On Tue, 14 Dec 2010 14:02:34 -0500, Andrei Alexandrescu
<seewebsiteforem...@erdani.org> wrote:
I continue to believe that containers should have reference semantics,
just like classes. Copying a container wholesale is not something you
want to be automatic.
I agree.
I also continue to believe that controlled lifetime (i.e.
reference-counted implementation) is important for a container.
Containers tend to be large compared to other objects, so exercising
strict control over their allocated storage makes a lot of sense. What
has recently shifted in my beliefs is that we should attempt to
implement controlled lifetime _outside_ the container definition, by
using introspection. (Currently some containers use reference counting
internally, which makes their implementation more complicated than it
could be.)
I think ref counting needs to be fleshed out more before we use it. I'm
not of the mind that phobos should use concepts that are not properly
implementable based on the current compiler/runtime design in hopes that
the design gets better. I'd rather design it to work now, and redesign
later if the opportunity becomes available.

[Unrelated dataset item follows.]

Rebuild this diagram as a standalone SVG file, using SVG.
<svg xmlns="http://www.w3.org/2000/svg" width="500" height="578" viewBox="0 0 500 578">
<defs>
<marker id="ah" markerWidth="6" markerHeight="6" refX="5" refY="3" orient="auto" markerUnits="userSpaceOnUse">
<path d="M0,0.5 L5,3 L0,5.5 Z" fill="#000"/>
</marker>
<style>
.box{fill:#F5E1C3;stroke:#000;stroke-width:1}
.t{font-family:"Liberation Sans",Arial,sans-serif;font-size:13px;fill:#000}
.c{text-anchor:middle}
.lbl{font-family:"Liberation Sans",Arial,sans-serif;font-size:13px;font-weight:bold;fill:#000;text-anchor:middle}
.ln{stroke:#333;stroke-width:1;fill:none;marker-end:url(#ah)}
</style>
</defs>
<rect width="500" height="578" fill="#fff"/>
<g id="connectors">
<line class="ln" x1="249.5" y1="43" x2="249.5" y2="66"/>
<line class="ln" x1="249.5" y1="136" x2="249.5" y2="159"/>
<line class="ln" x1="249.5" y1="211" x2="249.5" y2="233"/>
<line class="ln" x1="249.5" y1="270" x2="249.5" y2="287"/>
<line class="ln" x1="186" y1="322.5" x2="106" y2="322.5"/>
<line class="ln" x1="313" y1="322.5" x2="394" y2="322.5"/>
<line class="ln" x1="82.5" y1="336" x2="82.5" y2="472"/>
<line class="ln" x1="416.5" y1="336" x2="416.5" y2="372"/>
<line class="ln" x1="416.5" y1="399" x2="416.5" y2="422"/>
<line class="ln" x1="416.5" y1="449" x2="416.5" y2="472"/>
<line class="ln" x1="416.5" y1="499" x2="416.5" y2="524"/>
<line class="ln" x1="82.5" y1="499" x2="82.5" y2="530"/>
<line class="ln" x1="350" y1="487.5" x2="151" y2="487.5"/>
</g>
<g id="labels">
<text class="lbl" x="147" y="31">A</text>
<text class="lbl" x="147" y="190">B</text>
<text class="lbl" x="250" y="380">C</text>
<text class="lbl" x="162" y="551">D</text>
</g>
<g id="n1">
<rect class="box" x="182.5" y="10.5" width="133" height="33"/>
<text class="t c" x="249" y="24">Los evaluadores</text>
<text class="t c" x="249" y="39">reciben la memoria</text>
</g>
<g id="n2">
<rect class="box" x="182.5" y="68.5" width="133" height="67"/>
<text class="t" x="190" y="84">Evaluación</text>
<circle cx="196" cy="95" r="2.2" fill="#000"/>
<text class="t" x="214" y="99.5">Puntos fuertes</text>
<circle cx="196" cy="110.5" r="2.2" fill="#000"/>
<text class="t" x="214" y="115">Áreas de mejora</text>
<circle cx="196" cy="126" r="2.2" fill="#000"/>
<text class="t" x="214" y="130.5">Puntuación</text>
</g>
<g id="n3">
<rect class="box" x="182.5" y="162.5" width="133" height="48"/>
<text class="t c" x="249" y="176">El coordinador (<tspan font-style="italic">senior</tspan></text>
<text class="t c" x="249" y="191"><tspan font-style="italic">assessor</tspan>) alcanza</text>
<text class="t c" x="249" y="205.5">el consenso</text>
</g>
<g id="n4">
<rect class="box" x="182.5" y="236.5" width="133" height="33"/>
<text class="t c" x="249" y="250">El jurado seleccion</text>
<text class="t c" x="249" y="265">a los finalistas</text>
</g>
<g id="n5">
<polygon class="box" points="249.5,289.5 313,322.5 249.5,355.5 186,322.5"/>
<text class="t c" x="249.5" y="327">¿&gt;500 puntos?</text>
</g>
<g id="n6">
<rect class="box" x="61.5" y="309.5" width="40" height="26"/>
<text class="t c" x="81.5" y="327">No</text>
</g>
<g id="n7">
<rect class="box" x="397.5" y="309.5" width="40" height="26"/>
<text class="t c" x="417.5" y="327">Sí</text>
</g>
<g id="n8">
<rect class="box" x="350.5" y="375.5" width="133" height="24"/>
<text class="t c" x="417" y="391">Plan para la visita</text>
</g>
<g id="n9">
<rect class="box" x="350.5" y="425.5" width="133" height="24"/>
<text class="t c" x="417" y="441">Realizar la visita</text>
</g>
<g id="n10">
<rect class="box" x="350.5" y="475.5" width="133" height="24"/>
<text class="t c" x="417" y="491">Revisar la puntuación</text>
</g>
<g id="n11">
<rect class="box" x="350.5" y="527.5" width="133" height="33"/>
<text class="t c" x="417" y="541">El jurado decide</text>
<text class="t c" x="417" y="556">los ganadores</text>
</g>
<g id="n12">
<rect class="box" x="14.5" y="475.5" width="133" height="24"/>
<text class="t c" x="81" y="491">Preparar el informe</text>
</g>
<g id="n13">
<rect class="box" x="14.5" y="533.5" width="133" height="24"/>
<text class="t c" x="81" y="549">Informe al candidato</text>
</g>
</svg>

Finally, I continue to believe that sealing is worthwhile. In brief, a
sealing container never gives out addresses of its elements so it has
great freedom in controlling the data layout (e.g. pack 8 bools in one
ubyte) and in controlling the lifetime of its own storage. Currently I'm
not sure whether that decision should be taken by the container, by the
user of the container, or by an introspection-based wrapper around an
unsealed container.
I agree that a sealed container is worthwhile. I think it needs to be the
container's decision (for instance, the pack bools into bits must be a
container decision).
That all being said, I'd like to make a motion that should simplify
everyone's life - if only for a bit. I'm thinking of making all
containers classes (either final classes or at a minimum classes with
only final methods). Currently containers are implemented as structs
that are engineered to have reference semantics. Some collections use
reference counting to keep track of the memory used.

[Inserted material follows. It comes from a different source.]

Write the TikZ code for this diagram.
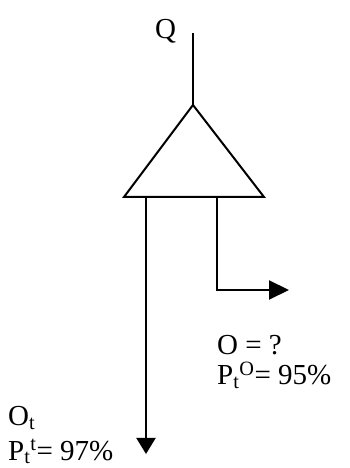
\documentclass[tikz,border=0pt]{standalone}
\usepackage{fontspec}
\setmainfont{Liberation Serif}
\usetikzlibrary{arrows.meta}
\begin{document}
\begin{tikzpicture}[x=1pt,y=1pt,
  line/.style={line width=2pt},
  lbl/.style={inner sep=0pt,anchor=base west,font=\fontsize{29}{32}\selectfont},
  downtip/.style={-{Triangle[length=16pt,width=19pt]}},
  righttip/.style={-{Triangle[length=20pt,width=19pt]}}]
\useasboundingbox (0,0) rectangle (349,468);
\coordinate (top) at (193,435);
\coordinate (apex) at (193,363);
\coordinate (bl) at (124,271);
\coordinate (br) at (264,271);
\coordinate (ls) at (146,271);
\coordinate (le) at (146,14);
\coordinate (rs) at (217,271);
\coordinate (rc) at (217,178);
\coordinate (re) at (289,178);
\node[lbl] (q) at (155,429) {Q};
\draw[line] (top) -- (apex);
\draw[line,line join=miter] (apex) -- (br) -- (bl) -- cycle;
\draw[line,downtip] (ls) -- (le);
\draw[line,righttip] (rs) -- (rc) -- (re);
\node[lbl] (o) at (217,113) {O = ?};
\node[lbl] (po) at (217,83) {P\textsubscript{t}\textsuperscript{O}= 95\%};
\node[lbl] (ot) at (8,42) {O\textsubscript{t}};
\node[lbl] (pt) at (8,8) {P\textsubscript{t}\textsuperscript{t}= 97\%};
\end{tikzpicture}
\end{document}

I think this is the right move. Responding to pros/cons below:
Advantages of the change:
- Clear, self-documented reference semantics
- Uses the right tool (classes) for the job (define a type with
reference semantics)
- Pushes deterministic lifetime issues outside the containers
(simplifying them) and factors such issues into reusable wrappers a la
RefCounted.
- exposes the issue of default initialization by disallowing that. This
is the problem of passing an uninitialized struct into a function and
having the function not be able to affect the original. A class has a
more defined and better understood lifetime cycle -- nothing exists until
new is used.
- no more need to "check if it's valid" in every member function.
Disadvantages:
- Containers must be dynamically allocated to do anything - even calling
empty requires allocation.
Can't emplace work to fix this? At least for cases where you don't need
the container to live beyond the scope of a function.
- There's a two-words overhead associated with any class object.
I assume this is in response to containers of containers? It's actually
96 bits, because the minimal memory block size is 16 bytes. Therefore, a
container which could potentially have a 1-word footprint must have 4
words. For 64-bit, I'm unsure of the proposed GC implementation.
I have some ideas to solve this, but they are abstract in my head, I
haven't solidified them enough to start a discussion yet. Short story --
I think if we clearly separate the implementation from the container, we
might be able to combine implementations in a minimal way.
- Containers cannot do certain optimizations that depend on container's
control over its own storage.
Can you explain this further?
-Steve